Нёррегор обязательно получит за это вознаграждение. Мунк хочет написать для него портрет Осе в полный рост.
Нёррегор вряд ли куда-то ездил, чтобы уладить дела Мунка. Вероятно, он обошелся перепиской. Но при этом понял, что друг нуждается в помощи, и договорился с Мунком встретиться в Гётеборге. Встреча была очень трогательной и произвела на обоих «глубокое впечатление». Говорили не столько о делах художника, сколько о связывавшем их прошлом.

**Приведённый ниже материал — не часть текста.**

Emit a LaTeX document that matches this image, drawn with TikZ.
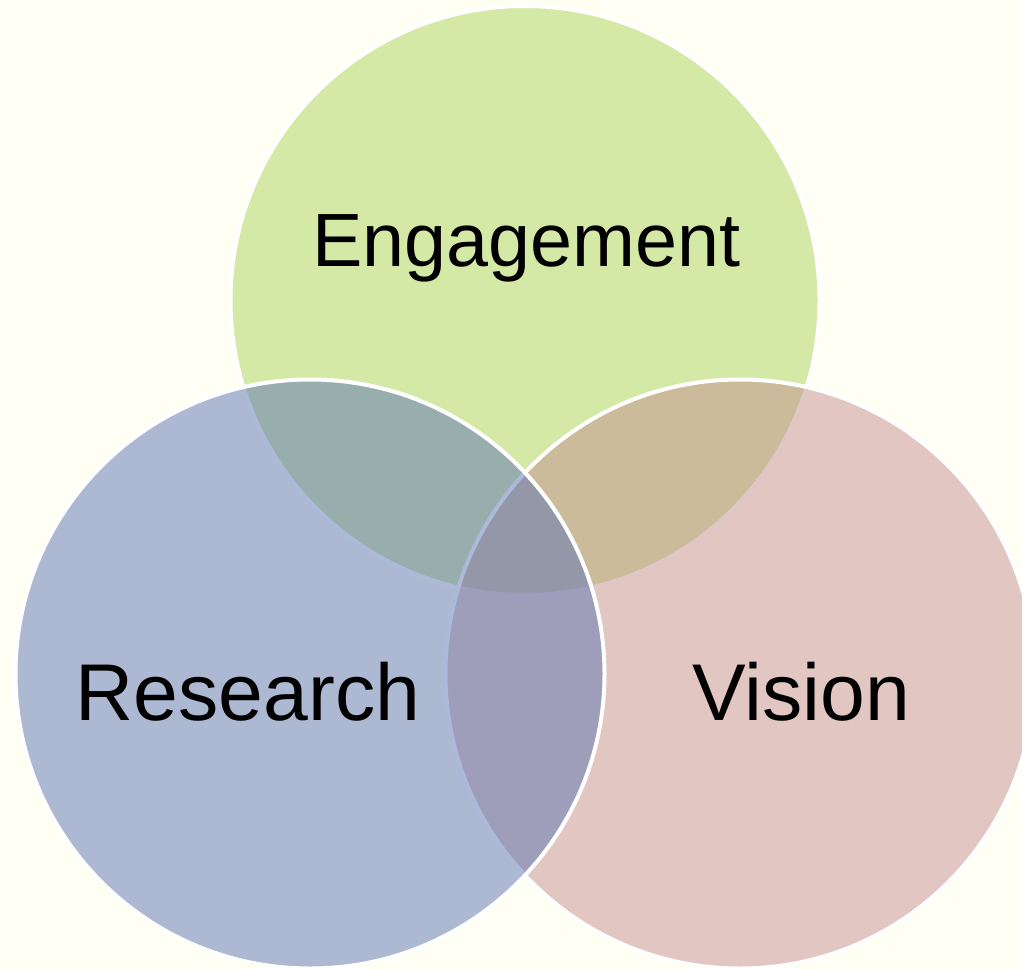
\documentclass[tikz,border=0pt]{standalone}
\usepackage{fontspec}
\setmainfont{Liberation Sans}
\definecolor{bgcol}{HTML}{FFFFF4}
\definecolor{greenbase}{HTML}{A9D558}
\definecolor{bluebase}{HTML}{5D75B4}
\definecolor{pinkbase}{HTML}{C58F90}
\begin{document}
\begin{tikzpicture}[x=1pt,y=-1pt,
  venn/.style={circle, inner sep=0pt, minimum size=589pt, draw=white, line width=4pt, fill opacity=0.5, draw opacity=1},
  lbl/.style={anchor=base, inner sep=0pt, text=black}]
\fill[bgcol] (0,0) rectangle (1022,969);
\useasboundingbox (0,0) rectangle (1022,969);
\begin{scope}
\clip (0,0) rectangle (1022,969);
\node[venn, fill=greenbase] (eng) at (525,300.5) {};
\node[venn, fill=pinkbase] (vis) at (740,674) {};
\node[venn, fill=bluebase] (res) at (310,674) {};
\end{scope}
\node[lbl, font=\fontsize{75.5}{80}\selectfont] (tE) at (526.5,266.7) {Engagement};
\node[lbl, font=\fontsize{80.5}{85}\selectfont] (tR) at (248,720.5) {Research};
\node[lbl, font=\fontsize{80.5}{85}\selectfont] (tV) at (801.5,720) {Vision};
\end{tikzpicture}
\end{document}
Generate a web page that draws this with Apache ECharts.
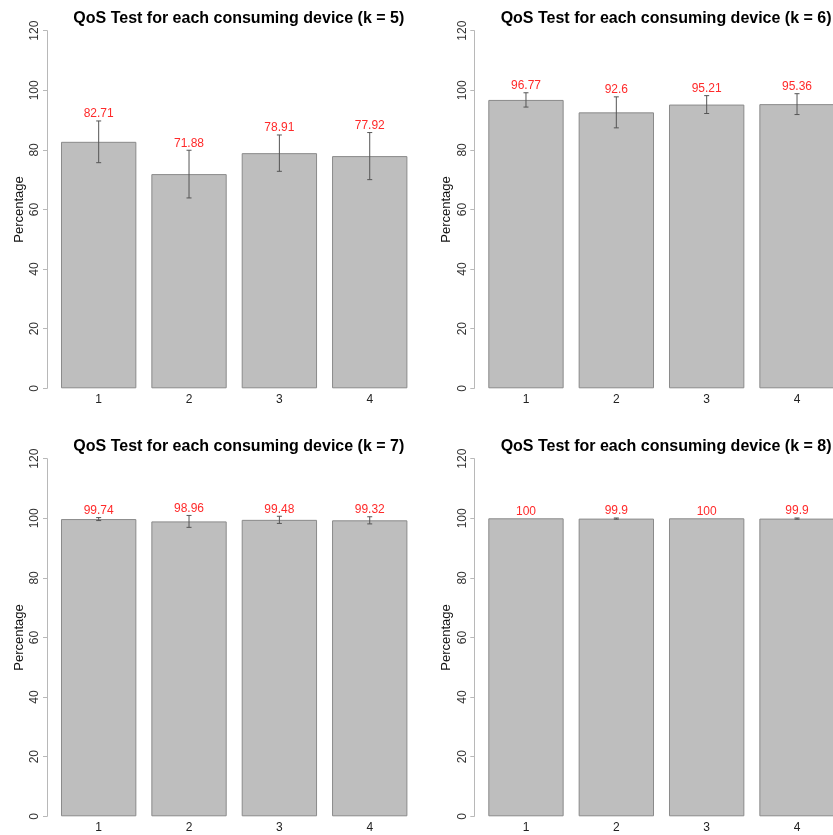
<!DOCTYPE html>
<html>
<head>
<meta charset="utf-8">
<style>
  html, body { margin: 0; padding: 0; background: #ffffff; }
  #chart { width: 833px; height: 835px; }
</style>
<script src="https://cdn.jsdelivr.net/npm/echarts@6/dist/echarts.min.js"></script>
</head>
<body>
<div id="chart"></div>
<script>
const categories = ["1", "2", "3", "4"];
const yTicks = [0, 20, 40, 60, 80, 100, 120];

const meanK5 = [82.71, 71.88, 78.91, 77.92];
const sdK5 = [7.0, 8.0, 6.1, 7.9];
const meanK6 = [96.77, 92.6, 95.21, 95.36];
const sdK6 = [2.4, 5.2, 3.0, 3.5];
const meanK7 = [99.74, 98.96, 99.48, 99.32];
const sdK7 = [0.5, 2.0, 1.2, 1.2];
const meanK8 = [100, 99.9, 100, 99.9];
const sdK8 = [0, 0.2, 0, 0.2];

const panels = [
  { k: 5, mean: meanK5, sd: sdK5 },
  { k: 6, mean: meanK6, sd: sdK6 },
  { k: 7, mean: meanK7, sd: sdK7 },
  { k: 8, mean: meanK8, sd: sdK8 },
];

const FONT = "'Liberation Sans', Arial, Helvetica, sans-serif";
const colStep = 427.3;
const rowStep = 428;

const chart = echarts.init(document.getElementById("chart"));

const grids = [];
const xAxes = [];
const yAxes = [];
const titles = [];
const series = [];

panels.forEach((p, i) => {
  const col = i % 2;
  const row = Math.floor(i / 2);
  const left = 53.5 + col * colStep;
  const top = 30.7 + row * rowStep;

  // right-hand panels run past the page edge, as in the original crop
  grids.push({
    left: left,
    top: top,
    width: 361.4,
    height: 357.6,
    outerBoundsMode: "none",
    containLabel: false,
  });

  titles.push({
    text: "QoS Test for each consuming device (k = " + p.k + ")",
    left: 233.8 + col * colStep,
    top: 5.5 + row * rowStep,
    textAlign: "center",
    textStyle: { fontFamily: FONT, fontSize: 16, fontWeight: "bold", color: "#000" },
  });

  xAxes.push({
    type: "category",
    gridIndex: i,
    data: categories,
    axisLine: { show: false },
    axisTick: { show: false },
    axisLabel: { margin: 5, fontFamily: FONT, fontSize: 12, color: "#222" },
  });

  yAxes.push({
    type: "value",
    gridIndex: i,
    min: yTicks[0],
    max: yTicks[yTicks.length - 1],
    interval: 20,
    offset: 6.5,
    name: "Percentage",
    nameLocation: "middle",
    nameRotate: 90,
    nameGap: 21,
    nameTextStyle: { fontFamily: FONT, fontSize: 13, color: "#111" },
    axisLine: { show: true, lineStyle: { color: "#b8b8b8", width: 1 } },
    axisTick: { show: true, length: 4, lineStyle: { color: "#b8b8b8" } },
    axisLabel: { rotate: 90, margin: 6, fontFamily: FONT, fontSize: 12, color: "#333" },
    splitLine: { show: false },
  });

  series.push({
    type: "bar",
    xAxisIndex: i,
    yAxisIndex: i,
    data: p.mean,
    barCategoryGap: "16.6%",
    itemStyle: { color: "#bebebe", borderColor: "#8a8a8a", borderWidth: 1 },
    silent: true,
    animation: false,
  });

  series.push({
    type: "custom",
    xAxisIndex: i,
    yAxisIndex: i,
    data: p.mean.map((m, j) => [j, m, p.sd[j]]),
    animation: false,
    silent: true,
    z: 5,
    renderItem: (params, api) => {
      const x = api.value(0);
      const m = api.value(1);
      const s = api.value(2);
      const hi = api.coord([x, m + s]);
      const lo = api.coord([x, m - s]);
      const cap = 2.5;
      const line = { stroke: "#555", lineWidth: 1 };
      const children = [];
      if (s > 0) {
        children.push(
          { type: "line", shape: { x1: hi[0], y1: hi[1], x2: lo[0], y2: lo[1] }, style: line },
          { type: "line", shape: { x1: hi[0] - cap, y1: hi[1], x2: hi[0] + cap, y2: hi[1] }, style: line },
          { type: "line", shape: { x1: lo[0] - cap, y1: lo[1], x2: lo[0] + cap, y2: lo[1] }, style: line }
        );
      }
      children.push({
        type: "text",
        x: hi[0],
        y: hi[1] - 1,
        style: {
          text: String(m),
          fill: "#ff2a2a",
          font: "12px " + FONT,
          align: "center",
          verticalAlign: "bottom",
        },
      });
      return { type: "group", children: children };
    },
  });
});

chart.setOption({
  backgroundColor: "#ffffff",
  animation: false,
  title: titles,
  grid: grids,
  xAxis: xAxes,
  yAxis: yAxes,
  series: series,
});
</script>
</body>
</html>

Потом Мунк вернулся в Данию. В городке Хорнбэк у известного врача Эйнара Брюннинга была частная нервная клиника. Мунк договорился с ним о госпитализации, но его терзали сомнения:
Я сижу на очаровательном берегу Эресунда и выжигаю свои нервы виски, оттягивая момент, когда мне придется совершить это отвратительное почти что самоубийство – лечь в санаторий в Хорнбэке; я понимаю, что просто обязан так поступить – иначе я выгорю до кончиков нервов…
Это «почти что самоубийство» так никогда и не произошло. Мунк не появился у доктора Брюннинга, напротив, в следующие две недели следы его теряются. Он несколько раз пишет Нёррегору, но не указывает обратного адреса. Из писем абсолютно ясно, чем он занимается. Нёррегор обеспокоен:
Как жаль, что тебе не понравился доктор в Хорнбэке, но я с тобой совершенно согласен – если ты не чувствуешь доверия к нему, лечиться у него нельзя. Однако после такого решения не было никакой необходимости ехать в Копенгаген и пускаться в загул. Из твоих писем видно, что это тебе совсем не на пользу. Твой страх, что некие силы хотят упрятать тебя в сумасшедший дом, – игра больного воображения, а чрезмерное употребление спиртного только подстегивает твое воображение.